At Computex 2023, MSI revealed a collaboration with Mercedes-AMG for a special edition of its Alpha 17 gaming laptop. This limited-edition model features design elements inspired by the AMG performance brand, integrating the aesthetics and luxury of Mercedes-AMG with high-performance gaming hardware. The partnership emphasizes both brands' focus on speed, precision, and cutting-edge technology.

In 2024, MSI Gaming Arena hosted a Dota 2 e-sports tournament in Southeast Asia. Teams were chosen through regional qualifiers for the online playoffs, which were scheduled from September 27 to October 6.

The Discovery documentary Esports: The Rise of the New King examines the rapid transformation of gaming into a prominent sport, premiering in August 2023. It focuses on MSI's contribution to esports, particularly in hardware and cooling technology, while also showcasing events like ESL One New York and the MSI MGA finals. The program highlights the role of PC gaming in driving hardware sales and the growing partnership between manufacturers and esports tournaments.

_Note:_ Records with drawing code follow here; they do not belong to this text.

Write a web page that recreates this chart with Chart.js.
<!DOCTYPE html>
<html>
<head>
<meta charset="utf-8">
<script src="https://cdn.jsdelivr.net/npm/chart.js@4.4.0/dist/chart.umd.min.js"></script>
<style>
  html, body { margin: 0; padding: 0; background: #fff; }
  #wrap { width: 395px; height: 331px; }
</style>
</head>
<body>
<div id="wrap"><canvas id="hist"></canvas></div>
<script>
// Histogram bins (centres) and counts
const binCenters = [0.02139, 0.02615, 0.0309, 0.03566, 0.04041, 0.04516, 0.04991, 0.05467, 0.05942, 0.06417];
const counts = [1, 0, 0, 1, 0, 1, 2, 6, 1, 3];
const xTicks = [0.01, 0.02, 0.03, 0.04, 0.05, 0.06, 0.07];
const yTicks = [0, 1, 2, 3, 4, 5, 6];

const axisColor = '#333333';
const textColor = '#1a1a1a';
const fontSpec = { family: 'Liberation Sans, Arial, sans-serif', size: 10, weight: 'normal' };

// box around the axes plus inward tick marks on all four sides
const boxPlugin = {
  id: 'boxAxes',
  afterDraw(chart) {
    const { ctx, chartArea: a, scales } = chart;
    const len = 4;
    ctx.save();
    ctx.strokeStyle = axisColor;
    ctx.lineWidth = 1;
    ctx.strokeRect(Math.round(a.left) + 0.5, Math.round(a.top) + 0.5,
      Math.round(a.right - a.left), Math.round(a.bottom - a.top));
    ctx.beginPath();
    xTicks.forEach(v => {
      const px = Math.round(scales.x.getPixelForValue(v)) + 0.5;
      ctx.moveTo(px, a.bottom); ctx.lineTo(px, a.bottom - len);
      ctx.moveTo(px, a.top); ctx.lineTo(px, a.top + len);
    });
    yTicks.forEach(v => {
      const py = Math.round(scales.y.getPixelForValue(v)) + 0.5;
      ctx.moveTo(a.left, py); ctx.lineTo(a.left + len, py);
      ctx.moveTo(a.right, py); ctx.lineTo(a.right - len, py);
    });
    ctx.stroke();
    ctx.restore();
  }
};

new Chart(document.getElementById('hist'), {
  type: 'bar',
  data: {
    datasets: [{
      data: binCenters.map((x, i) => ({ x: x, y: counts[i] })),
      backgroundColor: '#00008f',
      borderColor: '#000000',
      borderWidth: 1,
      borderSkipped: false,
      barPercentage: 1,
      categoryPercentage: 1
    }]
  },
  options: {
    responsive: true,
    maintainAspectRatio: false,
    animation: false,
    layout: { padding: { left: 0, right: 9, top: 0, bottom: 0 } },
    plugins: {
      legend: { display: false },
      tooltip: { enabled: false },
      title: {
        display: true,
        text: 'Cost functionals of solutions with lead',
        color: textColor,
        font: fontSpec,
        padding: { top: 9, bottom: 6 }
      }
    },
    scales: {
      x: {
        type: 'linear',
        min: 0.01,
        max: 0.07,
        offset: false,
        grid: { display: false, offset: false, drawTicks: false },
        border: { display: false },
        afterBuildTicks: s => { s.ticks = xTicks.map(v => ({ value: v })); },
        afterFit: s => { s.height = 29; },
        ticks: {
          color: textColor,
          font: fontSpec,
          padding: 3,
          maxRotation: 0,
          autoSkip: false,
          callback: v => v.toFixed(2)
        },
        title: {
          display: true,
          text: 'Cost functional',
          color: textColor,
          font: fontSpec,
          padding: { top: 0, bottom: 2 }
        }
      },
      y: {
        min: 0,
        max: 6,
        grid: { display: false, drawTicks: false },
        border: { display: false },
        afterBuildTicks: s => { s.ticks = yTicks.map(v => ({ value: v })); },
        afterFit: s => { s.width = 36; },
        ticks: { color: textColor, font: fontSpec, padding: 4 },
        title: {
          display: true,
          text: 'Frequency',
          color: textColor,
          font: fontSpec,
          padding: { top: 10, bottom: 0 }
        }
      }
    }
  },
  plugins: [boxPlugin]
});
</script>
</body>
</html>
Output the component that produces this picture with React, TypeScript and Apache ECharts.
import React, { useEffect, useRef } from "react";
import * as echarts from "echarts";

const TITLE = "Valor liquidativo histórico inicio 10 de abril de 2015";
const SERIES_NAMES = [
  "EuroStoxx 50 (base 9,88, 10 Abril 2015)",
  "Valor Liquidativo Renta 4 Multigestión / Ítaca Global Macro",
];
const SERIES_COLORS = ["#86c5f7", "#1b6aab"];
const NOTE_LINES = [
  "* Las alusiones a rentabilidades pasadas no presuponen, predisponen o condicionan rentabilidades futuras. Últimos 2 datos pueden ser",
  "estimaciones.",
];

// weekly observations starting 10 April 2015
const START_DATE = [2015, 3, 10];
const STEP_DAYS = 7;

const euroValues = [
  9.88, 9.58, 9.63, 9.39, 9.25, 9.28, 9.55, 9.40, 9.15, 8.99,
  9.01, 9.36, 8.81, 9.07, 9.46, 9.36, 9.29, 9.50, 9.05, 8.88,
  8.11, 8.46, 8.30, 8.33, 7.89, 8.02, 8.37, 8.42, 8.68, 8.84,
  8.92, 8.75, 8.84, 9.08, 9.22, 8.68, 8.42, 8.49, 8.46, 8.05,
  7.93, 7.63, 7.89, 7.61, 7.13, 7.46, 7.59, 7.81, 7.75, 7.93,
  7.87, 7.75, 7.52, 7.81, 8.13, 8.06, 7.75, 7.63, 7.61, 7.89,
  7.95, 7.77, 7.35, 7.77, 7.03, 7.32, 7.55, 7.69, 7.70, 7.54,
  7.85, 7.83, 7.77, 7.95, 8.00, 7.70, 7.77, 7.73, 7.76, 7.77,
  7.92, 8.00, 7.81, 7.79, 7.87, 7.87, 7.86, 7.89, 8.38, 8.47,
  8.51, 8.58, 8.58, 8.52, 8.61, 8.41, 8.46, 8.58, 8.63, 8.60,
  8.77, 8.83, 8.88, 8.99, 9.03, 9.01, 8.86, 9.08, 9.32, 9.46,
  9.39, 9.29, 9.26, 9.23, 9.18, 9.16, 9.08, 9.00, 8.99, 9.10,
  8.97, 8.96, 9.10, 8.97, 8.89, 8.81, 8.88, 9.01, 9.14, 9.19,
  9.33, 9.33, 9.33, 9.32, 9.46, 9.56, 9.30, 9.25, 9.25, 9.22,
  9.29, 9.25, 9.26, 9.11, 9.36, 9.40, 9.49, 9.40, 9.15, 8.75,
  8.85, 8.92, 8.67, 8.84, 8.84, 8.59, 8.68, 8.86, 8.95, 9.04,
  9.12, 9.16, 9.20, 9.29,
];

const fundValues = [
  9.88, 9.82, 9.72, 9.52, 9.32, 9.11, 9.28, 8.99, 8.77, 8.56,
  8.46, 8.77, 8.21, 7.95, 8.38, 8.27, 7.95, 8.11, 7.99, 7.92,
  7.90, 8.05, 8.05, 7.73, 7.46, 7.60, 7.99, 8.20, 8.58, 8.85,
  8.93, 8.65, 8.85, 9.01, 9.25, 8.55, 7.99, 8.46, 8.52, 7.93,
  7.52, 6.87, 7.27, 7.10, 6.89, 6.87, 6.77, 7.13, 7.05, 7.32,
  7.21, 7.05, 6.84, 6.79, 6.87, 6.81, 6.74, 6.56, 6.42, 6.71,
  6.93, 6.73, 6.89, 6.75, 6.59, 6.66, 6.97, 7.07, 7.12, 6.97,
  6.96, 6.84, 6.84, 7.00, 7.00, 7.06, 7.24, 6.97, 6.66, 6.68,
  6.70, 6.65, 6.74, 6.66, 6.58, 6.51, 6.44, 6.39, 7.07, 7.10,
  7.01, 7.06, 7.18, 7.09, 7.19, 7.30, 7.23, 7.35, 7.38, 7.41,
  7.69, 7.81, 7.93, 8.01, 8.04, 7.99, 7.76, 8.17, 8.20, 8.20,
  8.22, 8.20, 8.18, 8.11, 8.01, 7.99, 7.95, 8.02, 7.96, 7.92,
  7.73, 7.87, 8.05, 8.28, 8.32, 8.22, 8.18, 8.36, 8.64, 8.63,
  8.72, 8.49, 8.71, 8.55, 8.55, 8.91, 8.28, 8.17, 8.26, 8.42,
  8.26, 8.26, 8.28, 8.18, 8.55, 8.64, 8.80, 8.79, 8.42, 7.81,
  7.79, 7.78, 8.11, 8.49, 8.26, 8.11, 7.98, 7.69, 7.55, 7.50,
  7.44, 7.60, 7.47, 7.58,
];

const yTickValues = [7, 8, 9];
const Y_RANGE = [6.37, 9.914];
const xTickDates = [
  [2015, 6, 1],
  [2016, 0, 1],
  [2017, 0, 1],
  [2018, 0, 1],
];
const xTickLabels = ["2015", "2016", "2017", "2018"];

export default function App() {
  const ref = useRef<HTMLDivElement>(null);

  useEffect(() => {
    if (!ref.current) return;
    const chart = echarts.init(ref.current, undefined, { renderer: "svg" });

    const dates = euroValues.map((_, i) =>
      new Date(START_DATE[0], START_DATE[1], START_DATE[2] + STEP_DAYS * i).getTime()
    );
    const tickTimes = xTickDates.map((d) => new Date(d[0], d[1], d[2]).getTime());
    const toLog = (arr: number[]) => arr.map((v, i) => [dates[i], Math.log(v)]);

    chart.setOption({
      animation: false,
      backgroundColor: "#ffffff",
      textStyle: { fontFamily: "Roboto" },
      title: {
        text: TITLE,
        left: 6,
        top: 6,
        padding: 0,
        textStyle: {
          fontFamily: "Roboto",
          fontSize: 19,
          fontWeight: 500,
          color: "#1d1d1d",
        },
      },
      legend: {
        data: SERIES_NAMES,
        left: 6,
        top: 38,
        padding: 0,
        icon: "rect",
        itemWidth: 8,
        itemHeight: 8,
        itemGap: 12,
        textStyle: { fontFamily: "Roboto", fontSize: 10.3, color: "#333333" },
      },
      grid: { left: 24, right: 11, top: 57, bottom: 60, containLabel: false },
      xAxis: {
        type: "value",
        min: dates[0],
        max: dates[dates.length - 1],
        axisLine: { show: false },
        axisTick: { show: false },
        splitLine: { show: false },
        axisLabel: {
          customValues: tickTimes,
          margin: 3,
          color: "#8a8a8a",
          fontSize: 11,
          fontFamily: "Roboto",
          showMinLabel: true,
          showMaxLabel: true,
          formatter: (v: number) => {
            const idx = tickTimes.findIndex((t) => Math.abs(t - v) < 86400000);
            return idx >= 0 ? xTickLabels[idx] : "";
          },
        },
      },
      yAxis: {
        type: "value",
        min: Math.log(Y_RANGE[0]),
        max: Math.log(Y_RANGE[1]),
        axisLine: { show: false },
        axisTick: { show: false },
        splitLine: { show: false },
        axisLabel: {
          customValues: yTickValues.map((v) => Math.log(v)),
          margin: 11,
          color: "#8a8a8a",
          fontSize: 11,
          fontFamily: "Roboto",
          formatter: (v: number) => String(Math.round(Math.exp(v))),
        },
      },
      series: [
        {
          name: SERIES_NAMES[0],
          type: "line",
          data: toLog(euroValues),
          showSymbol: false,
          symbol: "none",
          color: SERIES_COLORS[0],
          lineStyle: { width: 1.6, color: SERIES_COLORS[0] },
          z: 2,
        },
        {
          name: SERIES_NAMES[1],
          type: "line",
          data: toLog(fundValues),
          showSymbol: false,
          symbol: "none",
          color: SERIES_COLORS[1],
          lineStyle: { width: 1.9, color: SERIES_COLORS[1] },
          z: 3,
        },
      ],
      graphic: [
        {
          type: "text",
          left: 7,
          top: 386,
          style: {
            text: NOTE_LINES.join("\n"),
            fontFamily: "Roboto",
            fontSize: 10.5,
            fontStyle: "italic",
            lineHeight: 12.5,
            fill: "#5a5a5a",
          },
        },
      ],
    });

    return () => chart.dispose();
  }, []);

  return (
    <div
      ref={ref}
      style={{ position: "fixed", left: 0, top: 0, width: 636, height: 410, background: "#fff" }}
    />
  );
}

MSI introduced new server platforms powered by Intel's Xeon processors, featuring six performance cores for improved computational performance. These servers are designed to enhance AI, data processing, and cloud computing capabilities. The new platforms highlight MSI's focus on scalability and advanced technology for high-performance computing environments.

At the 2024 Taipei Auto Show, MSI unveiled a new range of smart electric vehicle (EV) chargers. The lineup features residential and commercial models, including the EV Life charger, which is compatible with both U.S. and European charging standards. MSI's commercial chargers offer payment options and advanced management features, such as parking management via license plate recognition. Additionally, the EV AI charger has been honored with a Taiwan Excellence Award.

==Sponsorship==
The company once partnered with eSports teams Fnatic and Cloud 9.

It has also been a sponsor for a number of eSports teams worldwide, including METHOD, PENTA Sports, Energy eSports, HWA Gaming, yoe Flash Wolves, NXA-Ladies, Vox Eminor, DeToNator, Team Infused, Aperture Gaming, Phoenix GaminG, Karmine Corp, Aiolikos FC, etc.

MSI announced a partnership with Monster Energy Yamaha MotoGP in February 2022 to support the team with PC hardware throughout the MotoGP season.